▶ [Aim]: Write out the material exactly, without any of its pictures.

▶ [Data]:
────────────────────

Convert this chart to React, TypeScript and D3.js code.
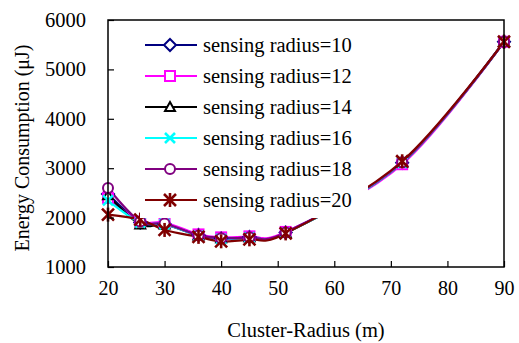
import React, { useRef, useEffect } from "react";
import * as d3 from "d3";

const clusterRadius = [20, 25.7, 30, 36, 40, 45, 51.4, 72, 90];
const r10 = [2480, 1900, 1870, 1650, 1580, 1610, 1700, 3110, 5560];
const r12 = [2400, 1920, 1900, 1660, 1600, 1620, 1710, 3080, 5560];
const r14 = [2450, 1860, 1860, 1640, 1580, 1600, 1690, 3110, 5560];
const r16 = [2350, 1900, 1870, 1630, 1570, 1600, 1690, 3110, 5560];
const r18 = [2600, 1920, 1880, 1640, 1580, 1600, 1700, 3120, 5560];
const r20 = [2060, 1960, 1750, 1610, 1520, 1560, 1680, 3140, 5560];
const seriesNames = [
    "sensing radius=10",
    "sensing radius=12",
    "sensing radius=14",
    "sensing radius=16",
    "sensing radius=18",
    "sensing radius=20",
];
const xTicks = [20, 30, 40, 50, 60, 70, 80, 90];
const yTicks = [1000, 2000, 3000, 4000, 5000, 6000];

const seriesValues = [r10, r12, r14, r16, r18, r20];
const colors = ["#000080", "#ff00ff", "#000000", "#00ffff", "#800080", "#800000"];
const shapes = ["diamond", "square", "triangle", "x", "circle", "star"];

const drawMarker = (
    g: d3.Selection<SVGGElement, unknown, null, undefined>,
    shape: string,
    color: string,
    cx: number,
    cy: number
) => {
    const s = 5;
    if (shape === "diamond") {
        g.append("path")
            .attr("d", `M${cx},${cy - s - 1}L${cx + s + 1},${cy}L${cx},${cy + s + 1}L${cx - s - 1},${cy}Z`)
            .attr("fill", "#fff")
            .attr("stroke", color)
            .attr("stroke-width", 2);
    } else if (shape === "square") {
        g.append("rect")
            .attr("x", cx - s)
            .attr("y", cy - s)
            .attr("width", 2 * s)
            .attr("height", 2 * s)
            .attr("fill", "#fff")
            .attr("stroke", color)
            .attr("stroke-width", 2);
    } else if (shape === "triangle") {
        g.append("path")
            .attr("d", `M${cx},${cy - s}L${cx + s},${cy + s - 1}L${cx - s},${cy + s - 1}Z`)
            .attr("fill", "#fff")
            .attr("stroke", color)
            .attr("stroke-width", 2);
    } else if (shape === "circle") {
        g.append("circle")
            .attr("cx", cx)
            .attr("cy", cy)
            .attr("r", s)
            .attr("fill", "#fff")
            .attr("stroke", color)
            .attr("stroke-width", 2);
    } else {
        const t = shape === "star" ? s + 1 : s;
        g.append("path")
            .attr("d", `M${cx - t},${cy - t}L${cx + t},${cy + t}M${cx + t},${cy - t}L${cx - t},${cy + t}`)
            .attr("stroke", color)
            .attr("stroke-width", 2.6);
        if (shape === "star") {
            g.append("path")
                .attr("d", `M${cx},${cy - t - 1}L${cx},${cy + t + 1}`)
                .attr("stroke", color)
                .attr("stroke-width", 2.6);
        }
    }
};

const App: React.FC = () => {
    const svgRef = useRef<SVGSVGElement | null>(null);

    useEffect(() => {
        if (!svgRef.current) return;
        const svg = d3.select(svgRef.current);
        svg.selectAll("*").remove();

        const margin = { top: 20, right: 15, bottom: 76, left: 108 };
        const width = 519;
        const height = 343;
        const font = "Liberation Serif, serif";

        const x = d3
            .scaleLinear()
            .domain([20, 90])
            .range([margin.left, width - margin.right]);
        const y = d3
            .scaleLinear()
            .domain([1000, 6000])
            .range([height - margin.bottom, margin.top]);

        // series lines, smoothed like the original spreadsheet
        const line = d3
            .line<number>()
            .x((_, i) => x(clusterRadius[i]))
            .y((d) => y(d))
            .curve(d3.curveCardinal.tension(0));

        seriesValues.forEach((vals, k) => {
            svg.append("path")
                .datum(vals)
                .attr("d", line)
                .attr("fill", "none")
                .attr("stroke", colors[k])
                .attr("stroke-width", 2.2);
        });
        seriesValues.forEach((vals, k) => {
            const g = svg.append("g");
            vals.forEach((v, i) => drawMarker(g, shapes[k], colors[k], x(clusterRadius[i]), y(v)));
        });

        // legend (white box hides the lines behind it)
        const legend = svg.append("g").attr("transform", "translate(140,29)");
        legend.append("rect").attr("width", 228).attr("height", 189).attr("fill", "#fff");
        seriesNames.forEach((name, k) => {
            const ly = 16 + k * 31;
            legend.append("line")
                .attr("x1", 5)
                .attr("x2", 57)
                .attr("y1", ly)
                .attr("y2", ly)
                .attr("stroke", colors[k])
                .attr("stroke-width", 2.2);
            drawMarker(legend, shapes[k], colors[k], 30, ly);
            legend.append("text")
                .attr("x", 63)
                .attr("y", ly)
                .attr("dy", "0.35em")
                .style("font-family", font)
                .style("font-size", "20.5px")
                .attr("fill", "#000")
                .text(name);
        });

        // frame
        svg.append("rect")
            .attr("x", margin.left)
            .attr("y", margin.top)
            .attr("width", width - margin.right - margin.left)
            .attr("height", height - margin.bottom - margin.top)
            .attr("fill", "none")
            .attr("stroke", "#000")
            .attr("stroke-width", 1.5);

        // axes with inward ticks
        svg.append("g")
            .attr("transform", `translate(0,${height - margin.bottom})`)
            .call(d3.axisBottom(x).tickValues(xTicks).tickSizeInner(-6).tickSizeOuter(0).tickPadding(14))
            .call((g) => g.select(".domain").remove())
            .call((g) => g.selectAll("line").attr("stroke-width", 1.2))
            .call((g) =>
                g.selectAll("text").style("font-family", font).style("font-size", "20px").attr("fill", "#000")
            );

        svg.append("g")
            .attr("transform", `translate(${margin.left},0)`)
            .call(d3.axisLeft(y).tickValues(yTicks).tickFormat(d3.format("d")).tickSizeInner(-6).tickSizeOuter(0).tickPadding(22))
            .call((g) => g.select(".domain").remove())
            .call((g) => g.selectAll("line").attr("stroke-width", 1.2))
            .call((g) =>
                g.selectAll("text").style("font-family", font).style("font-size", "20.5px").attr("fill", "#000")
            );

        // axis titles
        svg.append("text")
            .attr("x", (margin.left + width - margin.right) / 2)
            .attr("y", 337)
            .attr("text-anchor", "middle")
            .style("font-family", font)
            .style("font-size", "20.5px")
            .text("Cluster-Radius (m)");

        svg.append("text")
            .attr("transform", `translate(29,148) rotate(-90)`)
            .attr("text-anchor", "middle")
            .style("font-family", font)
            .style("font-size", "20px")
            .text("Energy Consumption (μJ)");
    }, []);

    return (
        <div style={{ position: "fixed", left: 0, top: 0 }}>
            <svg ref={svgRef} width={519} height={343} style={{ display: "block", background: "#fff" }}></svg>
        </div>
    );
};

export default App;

────────────────────

▶ [Finished answer]:
Convert this chart to React, TypeScript and D3.js code.
import React, { useRef, useEffect } from "react";
import * as d3 from "d3";

const clusterRadius = [20, 25.7, 30, 36, 40, 45, 51.4, 72, 90];
const r10 = [2480, 1900, 1870, 1650, 1580, 1610, 1700, 3110, 5560];
const r12 = [2400, 1920, 1900, 1660, 1600, 1620, 1710, 3080, 5560];
const r14 = [2450, 1860, 1860, 1640, 1580, 1600, 1690, 3110, 5560];
const r16 = [2350, 1900, 1870, 1630, 1570, 1600, 1690, 3110, 5560];
const r18 = [2600, 1920, 1880, 1640, 1580, 1600, 1700, 3120, 5560];
const r20 = [2060, 1960, 1750, 1610, 1520, 1560, 1680, 3140, 5560];
const seriesNames = [
    "sensing radius=10",
    "sensing radius=12",
    "sensing radius=14",
    "sensing radius=16",
    "sensing radius=18",
    "sensing radius=20",
];
const xTicks = [20, 30, 40, 50, 60, 70, 80, 90];
const yTicks = [1000, 2000, 3000, 4000, 5000, 6000];

const seriesValues = [r10, r12, r14, r16, r18, r20];
const colors = ["#000080", "#ff00ff", "#000000", "#00ffff", "#800080", "#800000"];
const shapes = ["diamond", "square", "triangle", "x", "circle", "star"];

const drawMarker = (
    g: d3.Selection<SVGGElement, unknown, null, undefined>,
    shape: string,
    color: string,
    cx: number,
    cy: number
) => {
    const s = 5;
    if (shape === "diamond") {
        g.append("path")
            .attr("d", `M${cx},${cy - s - 1}L${cx + s + 1},${cy}L${cx},${cy + s + 1}L${cx - s - 1},${cy}Z`)
            .attr("fill", "#fff")
            .attr("stroke", color)
            .attr("stroke-width", 2);
    } else if (shape === "square") {
        g.append("rect")
            .attr("x", cx - s)
            .attr("y", cy - s)
            .attr("width", 2 * s)
            .attr("height", 2 * s)
            .attr("fill", "#fff")
            .attr("stroke", color)
            .attr("stroke-width", 2);
    } else if (shape === "triangle") {
        g.append("path")
            .attr("d", `M${cx},${cy - s}L${cx + s},${cy + s - 1}L${cx - s},${cy + s - 1}Z`)
            .attr("fill", "#fff")
            .attr("stroke", color)
            .attr("stroke-width", 2);
    } else if (shape === "circle") {
        g.append("circle")
            .attr("cx", cx)
            .attr("cy", cy)
            .attr("r", s)
            .attr("fill", "#fff")
            .attr("stroke", color)
            .attr("stroke-width", 2);
    } else {
        const t = shape === "star" ? s + 1 : s;
        g.append("path")
            .attr("d", `M${cx - t},${cy - t}L${cx + t},${cy + t}M${cx + t},${cy - t}L${cx - t},${cy + t}`)
            .attr("stroke", color)
            .attr("stroke-width", 2.6);
        if (shape === "star") {
            g.append("path")
                .attr("d", `M${cx},${cy - t - 1}L${cx},${cy + t + 1}`)
                .attr("stroke", color)
                .attr("stroke-width", 2.6);
        }
    }
};

const App: React.FC = () => {
    const svgRef = useRef<SVGSVGElement | null>(null);

    useEffect(() => {
        if (!svgRef.current) return;
        const svg = d3.select(svgRef.current);
        svg.selectAll("*").remove();

        const margin = { top: 20, right: 15, bottom: 76, left: 108 };
        const width = 519;
        const height = 343;
        const font = "Liberation Serif, serif";

        const x = d3
            .scaleLinear()
            .domain([20, 90])
            .range([margin.left, width - margin.right]);
        const y = d3
            .scaleLinear()
            .domain([1000, 6000])
            .range([height - margin.bottom, margin.top]);

        // series lines, smoothed like the original spreadsheet
        const line = d3
            .line<number>()
            .x((_, i) => x(clusterRadius[i]))
            .y((d) => y(d))
            .curve(d3.curveCardinal.tension(0));

        seriesValues.forEach((vals, k) => {
            svg.append("path")
                .datum(vals)
                .attr("d", line)
                .attr("fill", "none")
                .attr("stroke", colors[k])
                .attr("stroke-width", 2.2);
        });
        seriesValues.forEach((vals, k) => {
            const g = svg.append("g");
            vals.forEach((v, i) => drawMarker(g, shapes[k], colors[k], x(clusterRadius[i]), y(v)));
        });

        // legend (white box hides the lines behind it)
        const legend = svg.append("g").attr("transform", "translate(140,29)");
        legend.append("rect").attr("width", 228).attr("height", 189).attr("fill", "#fff");
        seriesNames.forEach((name, k) => {
            const ly = 16 + k * 31;
            legend.append("line")
                .attr("x1", 5)
                .attr("x2", 57)
                .attr("y1", ly)
                .attr("y2", ly)
                .attr("stroke", colors[k])
                .attr("stroke-width", 2.2);
            drawMarker(legend, shapes[k], colors[k], 30, ly);
            legend.append("text")
                .attr("x", 63)
                .attr("y", ly)
                .attr("dy", "0.35em")
                .style("font-family", font)
                .style("font-size", "20.5px")
                .attr("fill", "#000")
                .text(name);
        });

        // frame
        svg.append("rect")
            .attr("x", margin.left)
            .attr("y", margin.top)
            .attr("width", width - margin.right - margin.left)
            .attr("height", height - margin.bottom - margin.top)
            .attr("fill", "none")
            .attr("stroke", "#000")
            .attr("stroke-width", 1.5);

        // axes with inward ticks
        svg.append("g")
            .attr("transform", `translate(0,${height - margin.bottom})`)
            .call(d3.axisBottom(x).tickValues(xTicks).tickSizeInner(-6).tickSizeOuter(0).tickPadding(14))
            .call((g) => g.select(".domain").remove())
            .call((g) => g.selectAll("line").attr("stroke-width", 1.2))
            .call((g) =>
                g.selectAll("text").style("font-family", font).style("font-size", "20px").attr("fill", "#000")
            );

        svg.append("g")
            .attr("transform", `translate(${margin.left},0)`)
            .call(d3.axisLeft(y).tickValues(yTicks).tickFormat(d3.format("d")).tickSizeInner(-6).tickSizeOuter(0).tickPadding(22))
            .call((g) => g.select(".domain").remove())
            .call((g) => g.selectAll("line").attr("stroke-width", 1.2))
            .call((g) =>
                g.selectAll("text").style("font-family", font).style("font-size", "20.5px").attr("fill", "#000")
            );

        // axis titles
        svg.append("text")
            .attr("x", (margin.left + width - margin.right) / 2)
            .attr("y", 337)
            .attr("text-anchor", "middle")
            .style("font-family", font)
            .style("font-size", "20.5px")
            .text("Cluster-Radius (m)");

        svg.append("text")
            .attr("transform", `translate(29,148) rotate(-90)`)
            .attr("text-anchor", "middle")
            .style("font-family", font)
            .style("font-size", "20px")
            .text("Energy Consumption (μJ)");
    }, []);

    return (
        <div style={{ position: "fixed", left: 0, top: 0 }}>
            <svg ref={svgRef} width={519} height={343} style={{ display: "block", background: "#fff" }}></svg>
        </div>
    );
};

export default App;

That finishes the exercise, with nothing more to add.